3.1. Der Erstantragsteller beruft sich darauf, die Parteien hätten ausdrücklich klargestellt, dass es sich nicht um einen Fall des § 142 HGB handle und die GmbH nicht von den Miteigentümern zur Verwaltung der Liegenschaft bevollmächtigt worden sei. Die Untergerichte hätten diese AußerstreitsteIlung, mit dem - unzutreffenden - Hinweis abgetan, eine Bindung an eine Außerstreitstellung könne nur im Tatsachenbereich stattfinden. Dabei werde übersehen, dass § 142 HGB nicht zwingend sei, die Parteien also wählen könnten, ob sie Gesamt- oder Einzelrechtsnachfolge wünschten. Wenn sich diese Rechtsfolge nicht zwingend aus der Rechtsfigur ergebe, sondern der Parteienautonomie unterliege, dann war es - für das Rechtsverhältnis zwischen Verwalter und Wohnungseigentümer - auch möglich und zulässig, die Folgen der Gesamtrechtsnachfolge auszuschließen.

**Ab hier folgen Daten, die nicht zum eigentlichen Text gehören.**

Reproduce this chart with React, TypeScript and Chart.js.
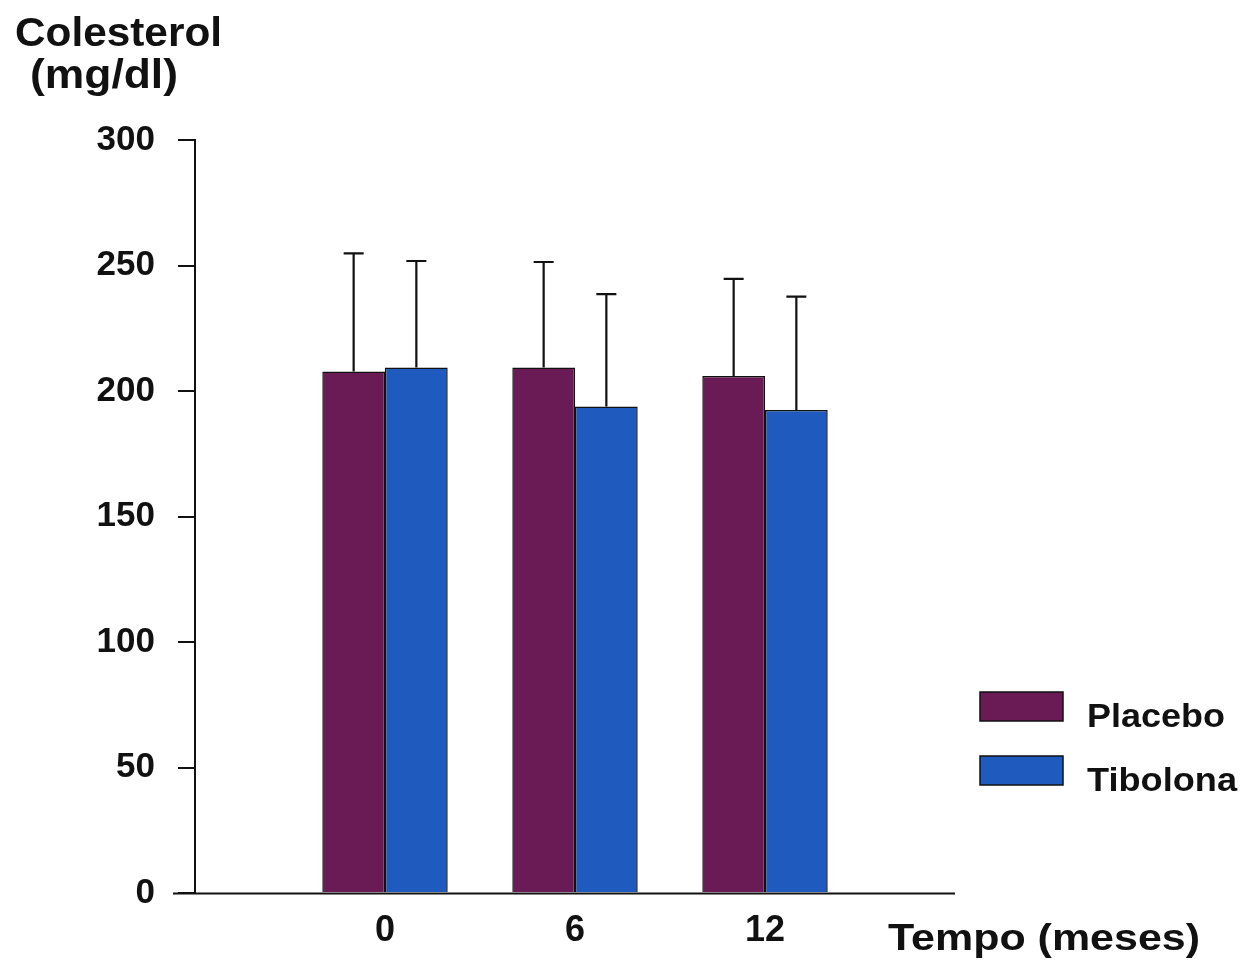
import React, { useEffect, useRef } from "react";
import { Chart, registerables } from "chart.js";

Chart.register(...registerables);

// Months of follow-up (blank slots pad the axis on both sides)
const CATEGORIES = ["", "0", "6", "12", ""];
// Mean total cholesterol (mg/dl)
const PLACEBO = [null, 207.8, 209.4, 206.0, null];
const TIBOLONA = [null, 209.4, 193.8, 192.4, null];
// Upper end of the error bars (mean + SD)
const PLACEBO_UPPER = [null, 254.8, 251.4, 244.7, null];
const TIBOLONA_UPPER = [null, 251.8, 238.6, 237.6, null];

const SERIES_NAMES = ["Placebo", "Tibolona"];
const SERIES_COLORS = ["#6A1A55", "#1F5BBF"];

const Y_TITLE_LINES = ["Colesterol", "(mg/dl)"];
const X_TITLE = "Tempo (meses)";

const FONT = "'Liberation Sans', Arial, Helvetica, sans-serif";

// Draws bold text squeezed/stretched horizontally to a given width
function fittedText(
  ctx: CanvasRenderingContext2D,
  text: string,
  x: number,
  y: number,
  size: number,
  width: number,
  align: CanvasTextAlign
) {
  ctx.save();
  ctx.font = `bold ${size}px ${FONT}`;
  const sx = width / ctx.measureText(text).width;
  ctx.textAlign = align;
  ctx.textBaseline = "alphabetic";
  ctx.fillStyle = "#111";
  ctx.translate(x, y);
  ctx.scale(sx, 1);
  ctx.fillText(text, 0, 0);
  ctx.restore();
}

const errorBars = {
  id: "errorBars",
  afterDatasetsDraw(chart: any) {
    const ctx = chart.ctx as CanvasRenderingContext2D;
    const yScale = chart.scales.y;
    const uppers = [PLACEBO_UPPER, TIBOLONA_UPPER];
    ctx.save();
    ctx.strokeStyle = "#111";
    ctx.lineWidth = 2.2;
    chart.data.datasets.forEach((_ds: any, di: number) => {
      const meta = chart.getDatasetMeta(di);
      meta.data.forEach((el: any, i: number) => {
        const up = uppers[di][i];
        if (up == null) return;
        const yTop = yScale.getPixelForValue(up);
        ctx.beginPath();
        ctx.moveTo(el.x, el.y);
        ctx.lineTo(el.x, yTop);
        ctx.moveTo(el.x - 10, yTop);
        ctx.lineTo(el.x + 10, yTop);
        ctx.stroke();
      });
    });
    ctx.restore();
  },
};

const decorations = {
  id: "decorations",
  afterDraw(chart: any) {
    const ctx = chart.ctx as CanvasRenderingContext2D;
    const area = chart.chartArea;

    // x axis baseline, running a little past the y axis on the left
    ctx.save();
    ctx.strokeStyle = "#111";
    ctx.lineWidth = 2;
    ctx.beginPath();
    ctx.moveTo(area.left - 22, area.bottom + 0.5);
    ctx.lineTo(area.right, area.bottom + 0.5);
    ctx.stroke();
    ctx.restore();

    // y axis title (two lines, top-left)
    fittedText(ctx, Y_TITLE_LINES[0], 15, 46, 40, 207, "left");
    fittedText(ctx, Y_TITLE_LINES[1], 30, 88, 40, 148, "left");

    // x axis title (bottom-right)
    fittedText(ctx, X_TITLE, 888, 950, 36, 312, "left");

    // legend
    const boxTops = [692, 756];
    const labelWidths = [138, 150];
    chart.data.datasets.forEach((ds: any, i: number) => {
      ctx.save();
      ctx.fillStyle = ds.backgroundColor;
      ctx.fillRect(980, boxTops[i], 83, 29);
      ctx.strokeStyle = "#111";
      ctx.lineWidth = 1.5;
      ctx.strokeRect(980, boxTops[i], 83, 29);
      ctx.restore();
      fittedText(ctx, ds.label, 1087, boxTops[i] + 35, 33, labelWidths[i], "left");
    });
  },
};

export default function App() {
  const canvasRef = useRef<HTMLCanvasElement | null>(null);

  useEffect(() => {
    if (!canvasRef.current) return;
    const chart = new Chart(canvasRef.current, {
      type: "bar",
      data: {
        labels: CATEGORIES,
        datasets: [
          {
            label: SERIES_NAMES[0],
            data: PLACEBO,
            backgroundColor: SERIES_COLORS[0],
            borderColor: "#111",
            borderWidth: 1.5,
          },
          {
            label: SERIES_NAMES[1],
            data: TIBOLONA,
            backgroundColor: SERIES_COLORS[1],
            borderColor: "#111",
            borderWidth: 1.5,
          },
        ],
      },
      options: {
        responsive: false,
        animation: false,
        layout: { padding: { top: 140, right: 287, left: 0, bottom: 0 } },
        datasets: { bar: { categoryPercentage: 0.66, barPercentage: 1.0 } },
        plugins: {
          legend: { display: false },
          tooltip: { enabled: false },
          title: { display: false },
        },
        scales: {
          x: {
            offset: false,
            grid: { display: false, drawTicks: false },
            border: { display: false },
            ticks: {
              color: "#111",
              font: { family: FONT, size: 36, weight: "bold" },
              padding: 16,
              maxRotation: 0,
              autoSkip: false,
            },
            afterFit(scale: any) {
              scale.height = 78;
            },
          },
          y: {
            min: 0,
            max: 300,
            grid: {
              drawOnChartArea: false,
              drawTicks: true,
              tickLength: 17,
              color: "#111",
              lineWidth: 2,
            },
            border: { display: true, color: "#111", width: 2 },
            ticks: {
              stepSize: 50,
              color: "#111",
              font: { family: FONT, size: 35, weight: "bold" },
              padding: 23,
            },
            afterFit(scale: any) {
              scale.width = 195;
            },
          },
        },
      },
      plugins: [errorBars, decorations],
    });
    return () => chart.destroy();
  }, []);

  return (
    <div style={{ position: "fixed", left: 0, top: 0, width: 1242, height: 971, background: "#fff" }}>
      <canvas ref={canvasRef} width={1242} height={971} style={{ display: "block" }} />
    </div>
  );
}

Das Rekursgericht hätte daher auf die übereinstimmende Erklärung der Prozessparteien im Sinn einer Verneinung der von diesen nicht gewünschten Gesamtrechtsnachfolge Rücksicht nehmen müssen.

3.2. Außerstreitstellungen, die nicht Tatsachen, sondern nur die rechtliche Qualifikation eines Sachverhalts betreffen, sind unwirksam (RIS-Justiz RS0039938; RS0111277). Im Übrigen besteht zwischen den Standpunkten der Parteien Übereinstimmung nur in der Frage, dass hier kein (unmittelbarer) Fall des § 142 HGB (nunmehr § 142 UGB) gegeben ist, während die 13. Antragstellerin - entgegen der Ansicht des Erstantragstellers - sehr wohl vom Vorliegen einer Gesamtrechtsnachfolge ausgeht (AS 105 = S. 2 in ON 18), sodass in dieser entscheidenden Frage ohnehin keine Einigkeit der Parteien besteht.

Der außerordentliche Revisionsrekurs des Erstantragstellers ist mangels der Voraussetzungen des § 62 Abs 1 AußStrG unzulässig und zurückzuweisen.